Alternative lending platforms like Lending Club and On Deck Capital are booming – and they aren’t the only ones in the game. Here’s everything you need to know about the burgeoning alternative lending sector.
Though banks have traditionally doled out loans to small businesses, alternative lenders have sprung up rapidly in recent years. See why these alternative lenders are helpful, risky, and something in between.
“Alternative lending – a broad term used to describe the wide range of loan options available to consumers and business owners outside of a traditional bank loan.” – Yahoo Small Business
The alternative lending industry totals over $1 trillion
That’s right.

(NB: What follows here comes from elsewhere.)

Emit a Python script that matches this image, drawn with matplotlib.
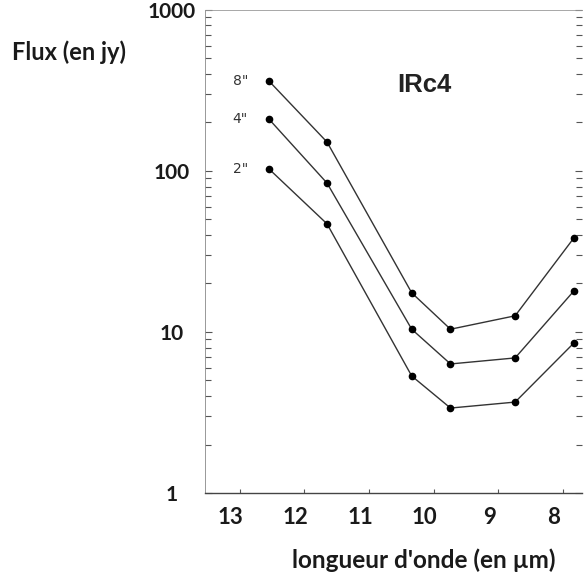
import matplotlib
matplotlib.use("Agg")
import matplotlib.pyplot as plt
import matplotlib.transforms as mtransforms
from matplotlib.ticker import LogLocator, NullFormatter, FixedLocator

wavelength = [12.55, 11.65, 10.34, 9.74, 8.74, 7.83]
flux_8 = [362, 151, 17.5, 10.4, 12.6, 38.4]
flux_4 = [210, 84, 10.4, 6.33, 6.9, 18.0]
flux_2 = [103, 46.9, 5.33, 3.37, 3.67, 8.55]
series = [("8\"", flux_8), ("4\"", flux_4), ("2\"", flux_2)]
xticks = [13, 12, 11, 10, 9, 8]
yticks = [1, 10, 100, 1000]

fig = plt.figure(figsize=(5.87, 5.78), dpi=100)
ax = fig.add_axes([0.349, 0.147, 0.642, 0.836])
ax.set_yscale("log")
ax.set_ylim(1, 1000)
ax.set_xlim(13.54, 7.71)

for lab, vals in series:
    ax.plot(wavelength, vals, color="#333333", lw=1.0, marker="o", ms=4.5,
            mfc="black", mec="black")
    ax.annotate(lab, (wavelength[0], vals[0]), xytext=(-26, 0),
                textcoords="offset points", fontsize=10, color="#333333",
                family="DejaVu Sans", va="center")

ax.text(10.57, 340, "IRc4", fontsize=18.5, fontweight="bold",
        family="Liberation Sans", color="#222222", va="center")

ax.xaxis.set_major_locator(FixedLocator(xticks))
ax.set_xticklabels([str(t) for t in xticks])
ax.yaxis.set_major_locator(FixedLocator(yticks))
ax.set_yticklabels([str(t) for t in yticks])
ax.yaxis.set_minor_locator(LogLocator(base=10, subs=range(2, 10)))
ax.yaxis.set_minor_formatter(NullFormatter())

ax.tick_params(axis="x", direction="in", length=3, width=0.8, pad=10, color="#555555")
ax.tick_params(axis="y", which="both", direction="in", right=True, width=0.8,
               pad=24, color="#555555")
ax.tick_params(axis="y", which="major", length=5)
ax.tick_params(axis="y", which="minor", length=4)

xshift = mtransforms.ScaledTranslation(-9 / 100, 0, fig.dpi_scale_trans)
for lbl in ax.get_xticklabels():
    lbl.set_fontweight("bold")
    lbl.set_family("Lato")
    lbl.set_fontsize(16)
    lbl.set_color("#1a1a1a")
    lbl.set_transform(lbl.get_transform() + xshift)
for lbl in ax.get_yticklabels():
    lbl.set_fontweight("bold")
    lbl.set_family("Lato")
    lbl.set_fontsize(15)
    lbl.set_color("#1a1a1a")
    lbl.set_horizontalalignment("center")

ax.spines["right"].set_visible(False)
ax.spines["top"].set_color("#999999")
ax.spines["top"].set_linewidth(0.6)
ax.spines["left"].set_color("#888888")
ax.spines["left"].set_linewidth(0.6)
ax.spines["bottom"].set_color("#444444")
ax.spines["bottom"].set_linewidth(1.0)

fig.text(0.02, 0.91, "Flux (en jy)", fontsize=17, fontweight="bold",
         family="Lato", color="#1a1a1a", va="center")
fig.text(0.722, 0.03, "longueur d'onde (en µm)", fontsize=17.5, fontweight="bold",
         family="Lato", color="#1a1a1a", ha="center", va="center")

fig.savefig("out.png", dpi=100)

Trillions with a T. Venture capitalists have fallen in love with alternative lending platforms in recent years, or at least their wallets have.
According to Tech Crunch, venture investments in alternative lending startups have exploded since 2010 with investments skyrocketing to over $340 million in 2014 from $17 million in 2014.
The rise of alternative lending marks a definitive departure from an old banking model
Alternative lending offers – for lack of a better word – alternatives for entrepreneurs and startups seeking to secure loans which in today’s market may be unattainable or difficult to get.
Since the onset of the financial crisis, which tightened lending restrictions for many, alternative lending platforms have stepped in to fill a very large lending gap, and have in the process captured the attention of venture capitalists as well.
Alternative lending has attracted millennials in droves
Expectedly, alternative lending has appealed far more to younger businessmen and women than those from older generations.
According to a recent survey by Bank Of America, 14 percent of millennial business owners have opted to take advantage of alternative lending whereas only one percent of baby boomers have.
While alternative lending is growing fast, they are far from rivaling the volume of banks
Alternative lending may be growing at a tremendous pace, but they are still quite a ways off from matching small business loans by banks.
According to a Harvard Business School paper, banks still account for $700 billion in small business loans whereas alternative lending platforms supply just $10 billion.
Alternative lending has already proved to be somewhat divisive
Much of alternative lending’s criticisms are derived from the fact that they carry often steep interest rates (as much as 15 percent in some cases) and low standards in regard to granting loanees money.
Critics say that their loans’ speed and convenience, aspects which alternative lenders attract businesses with, can likewise be the reason why such companies follow somewhat shoddy lending practices.
Such lenders aren’t subject to the same regulations as a corporate bank offering a small business loan, making borrowing potentially risky.